ヴィム・ヴェンダース(映画監督)の「If Building Could Talk」は、会場入り口で一人一人に配られた3D用眼鏡で見るビデオ作品。妹島和世と西沢立衛のSANAAが設計したローザンヌのスイス連邦工科大学ロレックス・ラーニングセンターの中に、まるでいるかのような錯覚を覚えます。SANAAの2人がセグウェイで登場するのですが、結構長い時間、しかも上手に乗っているように感じました。意外とバランスが必要な乗り物ですよね。

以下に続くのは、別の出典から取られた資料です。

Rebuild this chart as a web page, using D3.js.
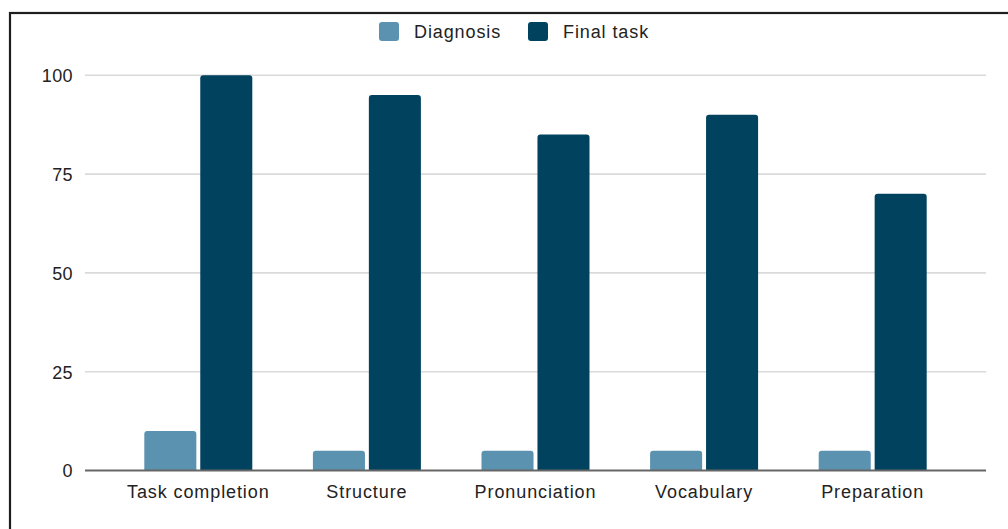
<!DOCTYPE html>
<html>
<head>
<meta charset="utf-8">
<script src="https://cdn.jsdelivr.net/npm/d3@7"></script>
<style>
  html, body { margin: 0; padding: 0; background: #fff; }
  svg { display: block; }
  text { font-family: "Liberation Sans", Arial, sans-serif; fill: #222; }
</style>
</head>
<body>
<svg id="chart" width="1008" height="529"></svg>
<script>
// Scores per skill, before (diagnosis) and after (final task)
const categories = ["Task completion", "Structure", "Pronunciation", "Vocabulary", "Preparation"];
const seriesNames = ["Diagnosis", "Final task"];
const diagnosis = [10, 5, 5, 5, 5];
const finalTask = [100, 95, 85, 90, 70];
const yTicks = [0, 25, 50, 75, 100];

const colors = { "Diagnosis": "#5A92B0", "Final task": "#01435F" };
const seriesValues = { "Diagnosis": diagnosis, "Final task": finalTask };

const svg = d3.select("#chart");
const W = 1008, H = 529;

// Frame around the chart
svg.append("rect")
  .attr("x", 10).attr("y", 13)
  .attr("width", W + 20).attr("height", H + 20)
  .attr("fill", "none").attr("stroke", "#1e1e1e").attr("stroke-width", 2.2);

const grid = { left: 85, right: 986 };
const y = d3.scaleLinear().domain([0, 100]).range([470.5, 75.3]);
const x = d3.scaleBand().domain(categories).range([114, 957]).padding(0);
const bw = x.bandwidth();
const xs = d3.scaleBand().domain(seriesNames)
  .range([bw / 2 - 54, bw / 2 + 54]).paddingInner(0.07).paddingOuter(0);

// Horizontal gridlines
svg.append("g").selectAll("line")
  .data(yTicks.filter(d => d !== 0))
  .join("line")
  .attr("x1", grid.left).attr("x2", grid.right)
  .attr("y1", d => y(d)).attr("y2", d => y(d))
  .attr("stroke", "#dadada").attr("stroke-width", 1.6);

// Y-axis tick labels
const yAxis = d3.axisLeft(y).tickValues(yTicks).tickSize(0).tickPadding(0);
const gy = svg.append("g").attr("transform", "translate(73,0)").call(yAxis);
gy.select(".domain").remove();
gy.selectAll("text")
  .attr("font-size", 18).attr("letter-spacing", 0.4)
  .attr("font-family", "Liberation Sans, Arial, sans-serif")
  .attr("fill", "#222").attr("dy", "0.36em");

// Bars with lightly rounded tops
function barPath(x0, w, yTop, yBase, r) {
  r = Math.min(r, (yBase - yTop), w / 2);
  return `M${x0},${yBase}V${yTop + r}Q${x0},${yTop} ${x0 + r},${yTop}` +
         `H${x0 + w - r}Q${x0 + w},${yTop} ${x0 + w},${yTop + r}V${yBase}Z`;
}

const groups = svg.append("g").selectAll("g")
  .data(categories)
  .join("g")
  .attr("transform", d => `translate(${x(d)},0)`);

groups.selectAll("path")
  .data((c, i) => seriesNames.map(s => ({ s, v: seriesValues[s][i] })))
  .join("path")
  .attr("d", d => barPath(xs(d.s), xs.bandwidth(), y(d.v), y(0), 3))
  .attr("fill", d => colors[d.s]);

// Baseline
svg.append("line")
  .attr("x1", grid.left).attr("x2", grid.right)
  .attr("y1", y(0)).attr("y2", y(0))
  .attr("stroke", "#666").attr("stroke-width", 2);

// X-axis category labels
const xAxis = d3.axisBottom(x).tickSize(0).tickPadding(0);
const gx = svg.append("g").attr("transform", "translate(0,498)").call(xAxis);
gx.select(".domain").remove();
gx.selectAll("text")
  .attr("font-size", 18).attr("letter-spacing", 0.9)
  .attr("font-family", "Liberation Sans, Arial, sans-serif")
  .attr("fill", "#222").attr("dy", 0);

// Legend
const legendItems = [
  { name: "Diagnosis", sx: 379, tx: 414 },
  { name: "Final task", sx: 528, tx: 563 }
];
const lg = svg.append("g");
lg.selectAll("rect")
  .data(legendItems)
  .join("rect")
  .attr("x", d => d.sx).attr("y", 22)
  .attr("width", 20).attr("height", 19)
  .attr("rx", 3)
  .attr("fill", d => colors[d.name]);
lg.selectAll("text")
  .data(legendItems)
  .join("text")
  .attr("x", d => d.tx).attr("y", 38)
  .attr("font-size", 18).attr("letter-spacing", 0.9)
  .text(d => d.name);
</script>
</body>
</html>
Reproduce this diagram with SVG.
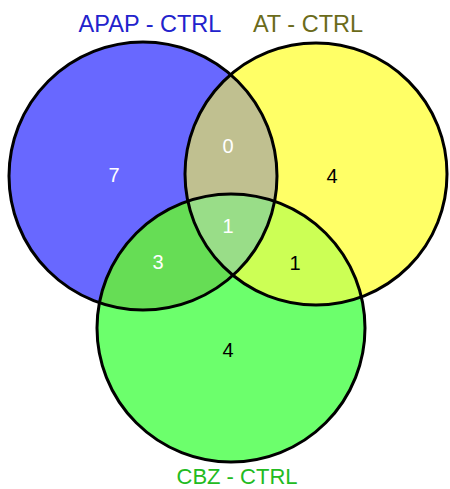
<svg xmlns="http://www.w3.org/2000/svg" width="450" height="489" viewBox="0 0 450 489">
<style>
.ring{fill:none;stroke:#000;stroke-width:3}
.lbl{font-family:"Liberation Sans",Arial,sans-serif;font-size:23.5px;text-anchor:middle}
.lblb{font-family:"Liberation Sans",Arial,sans-serif;font-size:22px;text-anchor:middle}
.num{font-family:"Liberation Sans",Arial,sans-serif;font-size:20px;text-anchor:middle}
.w{fill:#fff}.k{fill:#000}
</style>
<defs>
<clipPath id="cA"><circle cx="143" cy="176" r="134"/></clipPath>
<clipPath id="cB"><circle cx="316" cy="174" r="131"/></clipPath>
<clipPath id="cC"><circle cx="231" cy="328" r="134"/></clipPath>
</defs>
<rect width="450" height="489" fill="#fff"/>
<g id="fills">
<circle cx="143" cy="176" r="134" fill="#6868ff"/>
<circle cx="316" cy="174" r="131" fill="#ffff66"/>
<circle cx="231" cy="328" r="134" fill="#6cff6c"/>
<g clip-path="url(#cA)"><circle cx="316" cy="174" r="131" fill="#c0c090"/><circle cx="231" cy="328" r="134" fill="#66dd55"/></g>
<g clip-path="url(#cB)"><circle cx="231" cy="328" r="134" fill="#ccff55"/></g>
<g clip-path="url(#cA)"><g clip-path="url(#cB)"><circle cx="231" cy="328" r="134" fill="#99dd88"/></g></g>
</g>
<g id="setA"><circle class="ring" cx="143" cy="176" r="134"/><text class="lbl" x="150" y="32" fill="#2222cc">APAP - CTRL</text></g>
<g id="setB"><circle class="ring" cx="316" cy="174" r="131"/><text class="lbl" x="308" y="32" fill="#6b6b1a">AT - CTRL</text></g>
<g id="setC"><circle class="ring" cx="231" cy="328" r="134"/><text class="lblb" x="237" y="484" fill="#22bb22">CBZ - CTRL</text></g>
<g id="counts">
<text class="num w" x="114" y="182">7</text>
<text class="num w" x="228" y="153">0</text>
<text class="num k" x="332" y="183">4</text>
<text class="num w" x="228" y="233">1</text>
<text class="num w" x="158" y="269">3</text>
<text class="num k" x="295" y="270">1</text>
<text class="num k" x="228" y="357">4</text>
</g>
</svg>
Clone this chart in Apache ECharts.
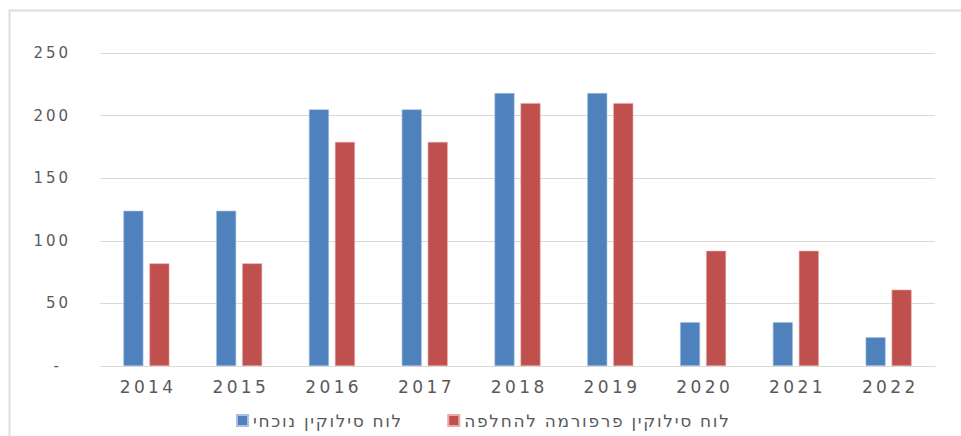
<!DOCTYPE html>
<html>
<head>
<meta charset="utf-8">
<script src="https://cdn.jsdelivr.net/npm/echarts@6/dist/echarts.min.js"></script>
<style>
html,body{margin:0;padding:0;background:#fff;}
#c{width:961px;height:436px;}
</style>
</head>
<body>
<div id="c"></div>
<script>
const categories = ['2014','2015','2016','2017','2018','2019','2020','2021','2022'];
const seriesNames = ['לוח סילוקין נוכחי', 'לוח סילוקין פרפורמה להחלפה'];
const currentValues = [124, 124, 205, 205, 218, 218, 35, 35, 23];
const proformaValues = [82, 82, 179, 179, 210, 210, 92, 92, 61];
const yTicks = [0, 50, 100, 150, 200, 250];

const spaced = s => String(s).split('').join('\u2009');
const hairSpaced = s => String(s).split('').join('\u200A');

const chart = echarts.init(document.getElementById('c'), null, {renderer: 'svg'});
chart.setOption({
  animation: false,
  backgroundColor: '#ffffff',
  graphic: [{
    type: 'polyline',
    shape: {points: [[9.5, 436], [9.5, 10.5], [961, 10.5]]},
    style: {fill: 'none', stroke: '#dedede', lineWidth: 2},
    silent: true
  }],
  grid: {left: 100, right: 26, top: 53, bottom: 70, containLabel: false},
  legend: {
    data: seriesNames,
    left: 231,
    top: 407,
    itemWidth: 11,
    itemHeight: 11,
    itemGap: 46,
    icon: 'rect',
    formatter: name => hairSpaced(name),
    textStyle: {color: '#595959', fontSize: 17, fontFamily: 'DejaVu Sans'}
  },
  xAxis: {
    type: 'category',
    data: categories,
    axisLine: {lineStyle: {color: '#d9d9d9', width: 1}},
    axisTick: {show: false},
    axisLabel: {
      color: '#595959', fontSize: 17, fontFamily: 'DejaVu Sans', margin: 12,
      formatter: v => spaced(v)
    }
  },
  yAxis: {
    type: 'value',
    min: yTicks[0],
    max: yTicks[yTicks.length - 1],
    interval: 50,
    axisLine: {show: false},
    axisTick: {show: false},
    splitLine: {lineStyle: {color: '#d9d9d9', width: 1}},
    axisLabel: {
      color: '#595959', fontSize: 15, fontFamily: 'DejaVu Sans', margin: 32,
      formatter: v => v === 0 ? '-\u2009\u2009\u2009' : spaced(v)
    }
  },
  series: [
    {
      name: seriesNames[0],
      type: 'bar',
      data: currentValues,
      barWidth: 20,
      barGap: '30%',
      itemStyle: {color: '#4f81bd', borderColor: '#a9c0e0', borderWidth: 0.6}
    },
    {
      name: seriesNames[1],
      type: 'bar',
      data: proformaValues,
      barWidth: 20,
      itemStyle: {color: '#c0504d', borderColor: '#e6aaa8', borderWidth: 0.6}
    }
  ]
});
</script>
</body>
</html>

今回の展示の中で、一番体験として楽しめたのは、近藤哲雄(建築家)とトランソーラー社(環境エンジニア)の「Cloudscapes」です。
人工的に発生させた白い雲の中を螺旋状のスロープに沿って歩きます。
霧ではなくて、綿菓子のようなふわふわした白い雲が浮遊しています。飛行機で雲の中を通るときに、いつもワクワクするのですが、実際に雲の中を歩き、さわろうとすると、雲が動き形がかわるその体験は、子どもにかえります。
Casa BRUTUSにも書かれているとおり、「室内に雲を生成させてさらに視覚化するのは難しいというが、ドイツの環境エンジニアたちのおかげでそれが体験できる」とか。
そのしくみは、作品の解説になっています。
そこかしこで、雲をかき分けたり、集めたり。雲を触ってみたいと思う気持ちは、万国共通にあるのでしょうね。
最も物議を醸したという、金獅子賞を受賞した石上純也の「Architecture as air」は、内覧会初日に崩落したため、辛うじて床に散らばったカーボンファイバーとアーチ状の部分が残っているのみ。
「限りなく細く軽い構造体をもつ空気のような建築」は、本当に空気のように目に見えないものとなっていました。
Janet Cardiff(アーティスト)による「The Forty Part Motet」
16世紀の多声楽曲の40声を一声ごとに録音して、楕円形に配置した40個のスピーカーから発する作品。実際に40人の人が立って歌っているように、声が動いていきます。
教会の中で聞くような音響空間で、「我、汝のほかに望みなし」というその曲を聞いていると、気持ちが清らかになっていくように感じました。
伊東豊雄(建築家)は、台湾に建設中の「台中メトロポリタン・オペラハウス」の模型と図面の展示。建築に興味のある来場者が熱心に見入り写真を撮っていました。しかし、妹島和世が、いつも「どうして建築の展覧会はこうも面白くないのだろう。模型と図面だけの展示であれば、カタログを眺めているのと同じなのではないか?」と空間を使ったインスタレーションに焦点を当てた中では、真っ当に"建築展らしさ"を出した展示だったように思います。
旧造船所の中の水を引き込んだところで夕陽を眺める人たち。見るものが多く、歩く距離が長いので、休憩するのに心地いい場所が設けられています。
見応え充分なビエンナーレですが、旧造船所で使われていた機械類も年季が入っていて、惹かれるものがありました。
写真奥に見えているのは、前述のクイーンビクトリア号です。
なんとかぎりぎり18時までかけてアルセナーレ会場を見終わった後に、夜のサンマルコ広場を観ていたら、クイーンビクトリア号は次の寄港地へ向けて発っていきました。
夜のヴェニスも大勢の人でにぎやか。
ちょうど通りがかりに開場し始めたオペラハウスで、ヴェルディーの「La TRAVIATA」のチケットを購入できたので、20時半から23時過ぎまで鑑賞しました。
たっぷり楽しんだ1日目となりました。